__Recorded data__.
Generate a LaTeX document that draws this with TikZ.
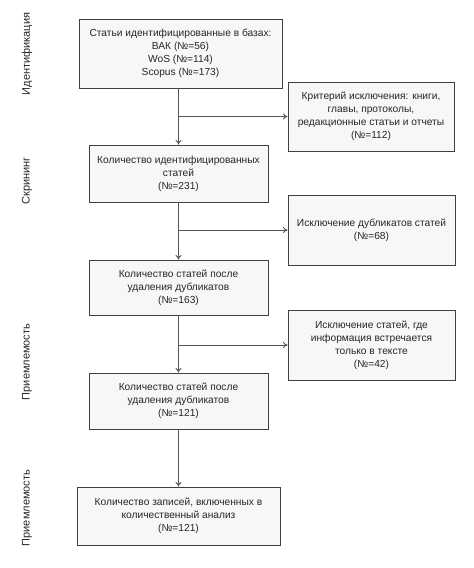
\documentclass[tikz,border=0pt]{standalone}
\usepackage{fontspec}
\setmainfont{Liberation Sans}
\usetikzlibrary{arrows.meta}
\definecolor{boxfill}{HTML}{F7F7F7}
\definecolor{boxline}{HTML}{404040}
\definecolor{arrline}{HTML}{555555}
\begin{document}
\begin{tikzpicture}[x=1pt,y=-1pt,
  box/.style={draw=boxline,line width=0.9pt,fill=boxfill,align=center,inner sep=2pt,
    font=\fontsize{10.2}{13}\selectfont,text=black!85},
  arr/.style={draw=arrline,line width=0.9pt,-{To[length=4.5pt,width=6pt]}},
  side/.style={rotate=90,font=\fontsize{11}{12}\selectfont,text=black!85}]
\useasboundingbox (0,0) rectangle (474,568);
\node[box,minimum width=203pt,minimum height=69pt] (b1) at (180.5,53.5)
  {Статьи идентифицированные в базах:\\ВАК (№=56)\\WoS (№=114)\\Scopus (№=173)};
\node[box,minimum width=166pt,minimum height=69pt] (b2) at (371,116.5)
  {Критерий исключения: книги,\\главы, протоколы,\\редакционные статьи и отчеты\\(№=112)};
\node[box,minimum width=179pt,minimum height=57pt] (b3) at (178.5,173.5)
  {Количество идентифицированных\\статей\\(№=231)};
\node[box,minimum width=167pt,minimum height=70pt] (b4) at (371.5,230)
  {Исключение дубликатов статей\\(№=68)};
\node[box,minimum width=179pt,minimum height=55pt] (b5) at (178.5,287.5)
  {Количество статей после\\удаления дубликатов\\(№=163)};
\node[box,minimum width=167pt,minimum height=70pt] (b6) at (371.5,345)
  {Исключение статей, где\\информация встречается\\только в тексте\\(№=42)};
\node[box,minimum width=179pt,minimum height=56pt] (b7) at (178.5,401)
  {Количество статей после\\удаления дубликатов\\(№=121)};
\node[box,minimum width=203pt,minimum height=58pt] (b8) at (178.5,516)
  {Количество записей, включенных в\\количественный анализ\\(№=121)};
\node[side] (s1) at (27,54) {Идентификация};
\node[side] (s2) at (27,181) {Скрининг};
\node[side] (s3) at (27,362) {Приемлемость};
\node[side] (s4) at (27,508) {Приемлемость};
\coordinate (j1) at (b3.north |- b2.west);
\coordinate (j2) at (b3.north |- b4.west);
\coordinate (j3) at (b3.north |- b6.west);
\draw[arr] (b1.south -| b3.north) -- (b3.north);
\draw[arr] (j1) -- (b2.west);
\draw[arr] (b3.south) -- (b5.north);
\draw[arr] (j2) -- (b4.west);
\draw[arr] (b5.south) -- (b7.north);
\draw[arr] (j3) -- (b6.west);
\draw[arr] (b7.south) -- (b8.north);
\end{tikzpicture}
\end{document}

__Given task__.
Repeat the material above in full and unchanged, minus its images.

__Final result__.
Generate a LaTeX document that draws this with TikZ.
\documentclass[tikz,border=0pt]{standalone}
\usepackage{fontspec}
\setmainfont{Liberation Sans}
\usetikzlibrary{arrows.meta}
\definecolor{boxfill}{HTML}{F7F7F7}
\definecolor{boxline}{HTML}{404040}
\definecolor{arrline}{HTML}{555555}
\begin{document}
\begin{tikzpicture}[x=1pt,y=-1pt,
  box/.style={draw=boxline,line width=0.9pt,fill=boxfill,align=center,inner sep=2pt,
    font=\fontsize{10.2}{13}\selectfont,text=black!85},
  arr/.style={draw=arrline,line width=0.9pt,-{To[length=4.5pt,width=6pt]}},
  side/.style={rotate=90,font=\fontsize{11}{12}\selectfont,text=black!85}]
\useasboundingbox (0,0) rectangle (474,568);
\node[box,minimum width=203pt,minimum height=69pt] (b1) at (180.5,53.5)
  {Статьи идентифицированные в базах:\\ВАК (№=56)\\WoS (№=114)\\Scopus (№=173)};
\node[box,minimum width=166pt,minimum height=69pt] (b2) at (371,116.5)
  {Критерий исключения: книги,\\главы, протоколы,\\редакционные статьи и отчеты\\(№=112)};
\node[box,minimum width=179pt,minimum height=57pt] (b3) at (178.5,173.5)
  {Количество идентифицированных\\статей\\(№=231)};
\node[box,minimum width=167pt,minimum height=70pt] (b4) at (371.5,230)
  {Исключение дубликатов статей\\(№=68)};
\node[box,minimum width=179pt,minimum height=55pt] (b5) at (178.5,287.5)
  {Количество статей после\\удаления дубликатов\\(№=163)};
\node[box,minimum width=167pt,minimum height=70pt] (b6) at (371.5,345)
  {Исключение статей, где\\информация встречается\\только в тексте\\(№=42)};
\node[box,minimum width=179pt,minimum height=56pt] (b7) at (178.5,401)
  {Количество статей после\\удаления дубликатов\\(№=121)};
\node[box,minimum width=203pt,minimum height=58pt] (b8) at (178.5,516)
  {Количество записей, включенных в\\количественный анализ\\(№=121)};
\node[side] (s1) at (27,54) {Идентификация};
\node[side] (s2) at (27,181) {Скрининг};
\node[side] (s3) at (27,362) {Приемлемость};
\node[side] (s4) at (27,508) {Приемлемость};
\coordinate (j1) at (b3.north |- b2.west);
\coordinate (j2) at (b3.north |- b4.west);
\coordinate (j3) at (b3.north |- b6.west);
\draw[arr] (b1.south -| b3.north) -- (b3.north);
\draw[arr] (j1) -- (b2.west);
\draw[arr] (b3.south) -- (b5.north);
\draw[arr] (j2) -- (b4.west);
\draw[arr] (b5.south) -- (b7.north);
\draw[arr] (j3) -- (b6.west);
\draw[arr] (b7.south) -- (b8.north);
\end{tikzpicture}
\end{document}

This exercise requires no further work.